We bonded with a fierce collective purpose to make the system responsive to our communities. The ALC unintentionally evolved into a nonprofit private law practice. We were inept at managing a law practice as a business: We focused so much on pro bono social justice causes that we ignored rent and bills!
Anxiety over our lack of practical skills became a nighttime companion, especially without day-to-day mentors. So every Wednesday, I would pack a lunch and hunker down in the law library to study practice books all day. I had to self-educate since I accepted virtually any civil or criminal case that walked through the door.
But besides our lack of experience and knowledge, we faced other daunting opponents—racist and hostile treatment by judges who used slurs or sarcastically asked me, a Japanese American, to translate for my Chinese-speaking client. We suffered through conferences and hearings where judges clearly favored nonminority opposing counsel. Many nights I returned home with my head on fire, outraged and angered. We realized that changing the composition of the bench was the best strategy. So we embarked on a campaign to transform the complexion and gender of the bench through lobbying governors, joining judicial applicant review committees, running candidates and developing contacts with influential allies. The lack of diversity, we realized, derived from lack of power. We have since made great progress, but there are miles to go before we sleep.

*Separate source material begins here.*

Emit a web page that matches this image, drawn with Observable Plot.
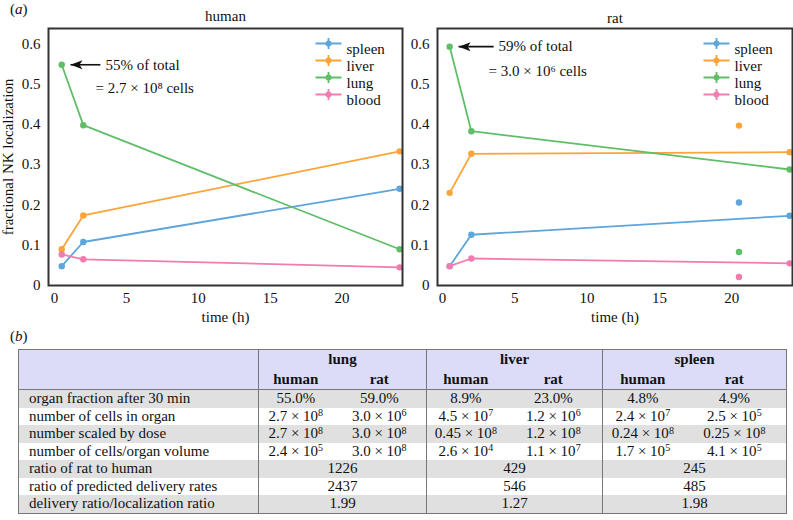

We made a living, but I was most drawn to nonremunerative social justice cases—fighting for tenure for professor Don Nakanishi at UCLA; class action lawsuits against discriminatory police sweeps; lawsuits against systematic discrimination at a major insurance company; suing a university to implement an Asian American Studies program; and the overturning of Fred Korematsu’s 40-year-old conviction for his resistance to military orders banishing Japanese Americans.
Korematsu’s conviction during WWII was upheld by the Supreme Court in 1944 in a landmark and much-criticized decision justifying the exile of Japanese Americans. But the more dangerous precedent was the Supreme Court’s near-total deference to the fraudulent proof presented and later revealed in our case—that the government altered, suppressed and destroyed evidence contradicting the government’s claim of disloyalty and the danger of Japanese Americans.
We still hear the echoes of history today. And it is infuriating to see the demonization repeated against Muslims, Arabs, immigrants and marginalized groups. It is also disheartening to repeat the same deference to the president that was the centerpiece of the Korematsu case. Our campaign, Stop Repeating History (stoprepeatinghistory.org), hopes to remind America of the damage racism and unfettered power can wreak on disfavored people and on our nation’s soul.
Maybe the path I took was somewhat nonlinear. I was trying to navigate in a racialized society, harmonizing my love for this country with the cruelty it inflicted and admiring the rule of law but recognizing its limitations. In a midcareer crisis, I once questioned whether I should find another occupation. I lined up the qualities I wanted in a job, measured them against my strengths and weaknesses, and discovered that I was best fit to practice law with my partners who have the same passion for justice, hard work and great legal skills. I never had to look back.
This article appeared in the June/July 2020 issue of the ABA Journal under the headline: “A Life of Fighting Injustice.”